When Success Reveals the Gap
Now, let’s examine another aspect of our hearts, what about when things are flourishing? When success greets you at every door? Does your heart respond by praising God, acknowledging that it is only by His grace, as Paul reminds us? 1 Corinthians 15:10 Or do you quietly credit your hard work, perseverance, charisma, networking, or even persistent prayer and fasting?
This one can be especially subtle.
Success can deceive us into thinking we have achieved everything by our efforts.
What is the distance like then? Is your belief consistent with what you know in your head?

When Sin Reveals the Gap
Lastly, consider those moments when you are tempted and fall into sin. Your mind knows what is true about God that He calls you to live a life worthy of your calling, bringing glory to Him. Yet, the distance between your knowledge and functional belief can be so vast that you yield to sin. The battle against sin is fierce, and we can all agree that it is brutal.

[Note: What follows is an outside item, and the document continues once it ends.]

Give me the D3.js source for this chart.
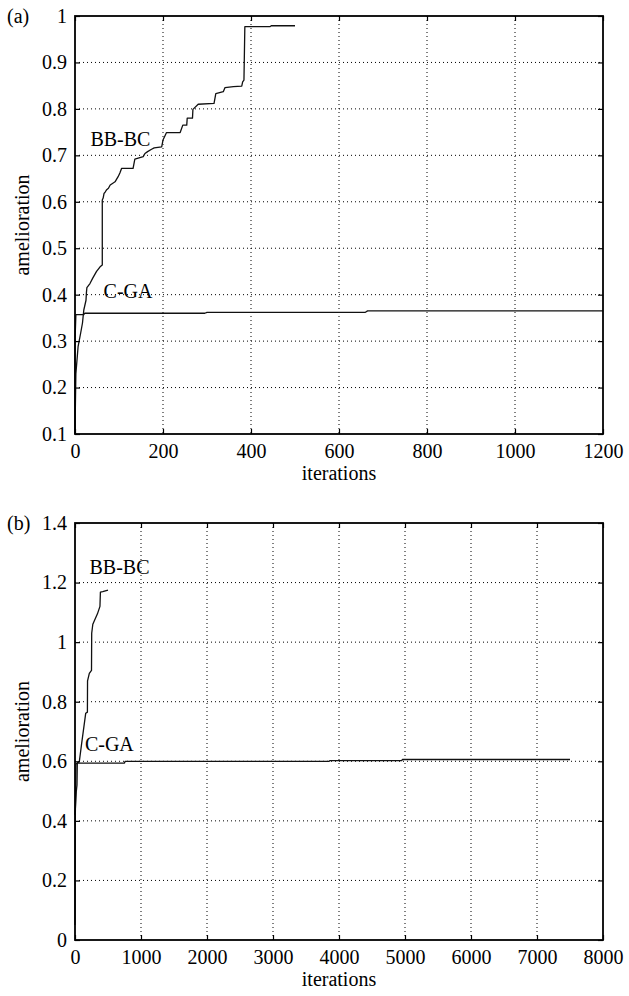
<!DOCTYPE html>
<html lang="en">
<head>
  <meta charset="UTF-8" />
  <title>BB-BC vs C-GA</title>
  <style>
    html, body {
      margin: 0;
      padding: 0;
      background: #fff;
    }
    svg {
      display: block;
    }
    svg text {
      font-family: "Liberation Serif", "Times New Roman", Times, "DejaVu Serif", serif;
    }
  </style>
</head>
<body>
<script src="https://cdn.jsdelivr.net/npm/d3@7"></script>
<script>
  // panel (a)
  const aTicksX = [0, 200, 400, 600, 800, 1000, 1200];
  const aTicksY = [0.1, 0.2, 0.3, 0.4, 0.5, 0.6, 0.7, 0.8, 0.9, 1];
  const aTickLabelsY = ["0.1", "0.2", "0.3", "0.4", "0.5", "0.6", "0.7", "0.8", "0.9", "1"];
  const aBBBCx = [0, 1, 2, 7, 13, 17, 20, 25, 26, 27, 34, 40, 49, 57, 62, 62, 64, 66, 68, 72, 76, 80, 86, 91, 98, 102, 106, 132, 136, 155, 159, 165, 174, 180, 197, 200, 208, 239, 245, 254, 255, 267, 268, 280, 316, 320, 337, 341, 360, 379, 381, 384, 386, 443, 446, 500];
  const aBBBCy = [0.10, 0.17, 0.23, 0.288, 0.318, 0.339, 0.367, 0.388, 0.405, 0.415, 0.424, 0.435, 0.450, 0.460, 0.464, 0.604, 0.608, 0.618, 0.620, 0.626, 0.629, 0.636, 0.640, 0.643, 0.654, 0.662, 0.672, 0.672, 0.692, 0.697, 0.704, 0.708, 0.713, 0.716, 0.718, 0.733, 0.749, 0.749, 0.765, 0.765, 0.780, 0.780, 0.799, 0.810, 0.812, 0.833, 0.837, 0.846, 0.848, 0.849, 0.858, 0.862, 0.977, 0.977, 0.979, 0.979];
  const aCGAx = [0, 0, 2, 20, 22, 295, 300, 660, 665, 1200];
  const aCGAy = [0.10, 0.30, 0.357, 0.357, 0.360, 0.360, 0.362, 0.362, 0.365, 0.365];

  // panel (b)
  const bTicksX = [0, 1000, 2000, 3000, 4000, 5000, 6000, 7000, 8000];
  const bTicksY = [0, 0.2, 0.4, 0.6, 0.8, 1, 1.2, 1.4];
  const bTickLabelsY = ["0", "0.2", "0.4", "0.6", "0.8", "1", "1.2", "1.4"];
  const bBBBCx = [0, 20, 25, 30, 35, 66, 101, 162, 188, 190, 217, 250, 253, 270, 340, 378, 385, 420, 500];
  const bBBBCy = [0.42, 0.50, 0.51, 0.52, 0.594, 0.600, 0.660, 0.761, 0.765, 0.870, 0.895, 0.905, 1.03, 1.06, 1.095, 1.12, 1.168, 1.170, 1.175];
  const bCGAx = [0, 5, 15, 30, 750, 760, 3850, 3860, 4950, 4960, 7500];
  const bCGAy = [0.05, 0.42, 0.59, 0.594, 0.594, 0.600, 0.600, 0.602, 0.602, 0.606, 0.606];

  const W = 629, H = 996;
  const left = 75, right = 603;
  const serif = "'Liberation Serif', 'Times New Roman', Times, 'DejaVu Serif', serif";

  const panels = [
    {tag: "(a)", top: 16, bottom: 434, xDomain: [0, 1200], yDomain: [0.1, 1],
     ticksX: aTicksX, ticksY: aTicksY, labelsY: aTickLabelsY,
     series: [{x: aBBBCx, y: aBBBCy}, {x: aCGAx, y: aCGAy}],
     notes: [{text: "BB-BC", x: 35, y: 0.72}, {text: "C-GA", x: 65, y: 0.393}]},
    {tag: "(b)", top: 523, bottom: 940, xDomain: [0, 8000], yDomain: [0, 1.4],
     ticksX: bTicksX, ticksY: bTicksY, labelsY: bTickLabelsY,
     series: [{x: bBBBCx, y: bBBBCy}, {x: bCGAx, y: bCGAy}],
     notes: [{text: "BB-BC", x: 220, y: 1.23}, {text: "C-GA", x: 150, y: 0.635}]}
  ];

  const svg = d3.select("body").append("svg")
    .attr("width", W)
    .attr("height", H)
    .attr("font-family", serif);

  panels.forEach(p => {
    const x = d3.scaleLinear().domain(p.xDomain).range([left, right]);
    const y = d3.scaleLinear().domain(p.yDomain).range([p.bottom, p.top]);
    const g = svg.append("g");

    // dotted grid
    g.append("g").selectAll("line")
      .data(p.ticksX.slice(1, -1))
      .join("line")
      .attr("x1", d => x(d)).attr("x2", d => x(d))
      .attr("y1", p.top).attr("y2", p.bottom)
      .attr("stroke", "#000").attr("stroke-width", 1)
      .attr("stroke-dasharray", "1,3");
    g.append("g").selectAll("line")
      .data(p.ticksY.slice(1, -1))
      .join("line")
      .attr("y1", d => y(d)).attr("y2", d => y(d))
      .attr("x1", left).attr("x2", right)
      .attr("stroke", "#000").attr("stroke-width", 1)
      .attr("stroke-dasharray", "1,3");

    // curves
    const line = d3.line().x(d => x(d[0])).y(d => y(d[1]));
    p.series.forEach(s => {
      g.append("path")
        .datum(s.x.map((v, i) => [v, s.y[i]]))
        .attr("fill", "none")
        .attr("stroke", "#111")
        .attr("stroke-width", 1.3)
        .attr("stroke-linejoin", "round")
        .attr("d", line);
    });

    // axes, inward ticks on all four sides
    const fontStyle = sel => sel
      .attr("font-family", serif)
      .attr("font-size", 20)
      .selectAll("text")
      .attr("fill", "#000");

    g.append("g")
      .attr("transform", `translate(0,${p.bottom})`)
      .call(d3.axisBottom(x).tickValues(p.ticksX).tickSize(-5).tickPadding(10).tickFormat(d3.format("d")))
      .call(a => a.select(".domain").remove())
      .call(fontStyle);
    g.append("g")
      .attr("transform", `translate(0,${p.top})`)
      .call(d3.axisTop(x).tickValues(p.ticksX).tickSize(-5).tickFormat(""))
      .call(a => a.select(".domain").remove());
    g.append("g")
      .attr("transform", `translate(${left},0)`)
      .call(d3.axisLeft(y).tickValues(p.ticksY).tickSize(-5).tickPadding(8)
        .tickFormat((d, i) => p.labelsY[i]))
      .call(a => a.select(".domain").remove())
      .call(fontStyle);
    g.append("g")
      .attr("transform", `translate(${right},0)`)
      .call(d3.axisRight(y).tickValues(p.ticksY).tickSize(-5).tickFormat(""))
      .call(a => a.select(".domain").remove());

    g.selectAll(".tick line").attr("stroke-width", 1.2);

    g.append("rect")
      .attr("x", left).attr("y", p.top)
      .attr("width", right - left).attr("height", p.bottom - p.top)
      .attr("fill", "none").attr("stroke", "#000").attr("stroke-width", 1.8);

    // labels
    g.append("text")
      .attr("x", (left + right) / 2).attr("y", p.bottom + 46)
      .attr("text-anchor", "middle").attr("font-size", 20)
      .text("iterations");
    g.append("text")
      .attr("transform", `translate(29,${(p.top + p.bottom) / 2}) rotate(-90)`)
      .attr("text-anchor", "middle").attr("font-size", 20)
      .text("amelioration");
    g.append("text")
      .attr("x", 7).attr("y", p.top + 7)
      .attr("font-size", 20)
      .text(p.tag);

    p.notes.forEach(n => {
      g.append("text")
        .attr("x", x(n.x)).attr("y", y(n.y))
        .attr("font-size", 20)
        .text(n.text);
    });
  });
</script>
</body>
</html>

Paul describes this struggle well: “For I know that nothing good dwells in me, that is, in my flesh. For I have the desire to do what is right, but not the ability to carry it out. For I do not do the good I want, but the evil I do not want is what I keep on doing”. Romans 7:18-19 ESV
If we’re honest, the distance between our minds and our hearts is often long. Yes, there are moments when it is very short when, by God’s grace, we take Him at His Word. But it’s a daily practice, a daily war because our hearts are prone to wander. There is war inside of us, either to please our flesh or please the Lord, Galatians 5:16 ESV.
We are not yet glorified. We are being made holy, day by day. We live in the already but not yet.
Bridging the Gap
I write not from perfection but from weakness. I desire for both you and me to grow daily in asking God to help us take Him at His Word. I invite you to join me in pursuing a deeper knowledge of God so that we can trust Him more: “And those who know your name put their trust in you, for you, O Lord, have not forsaken those who seek you.” Psalm 9:10 (ESV)
The heart trusts what it knows, and trusting in God is only enabled by knowing Him.
One can know much about God yet still struggle to believe it in the heart. We all face this daily tension between our minds and hearts. We close the gap by growing in our knowledge of God and counselling our hearts to trust that knowledge, trusting and loving Him, taking Him at His word in trials, suffering, and times of flourishing so that we honour Him and hallow His name by how we live out our theology.
Consider the following questions to counsel your heart when the gap seems too long:
What do you believe about God?
What do you believe about yourself?
What do you believe about others?
Engage with what you believe, ground it in God’s Word, and evaluate how you are living functionally. Though the distance between heart and mind can feel vast, it narrows as we trust our loving King and Father to live lives worthy of the gospel, Ephesians 4:1 ESV.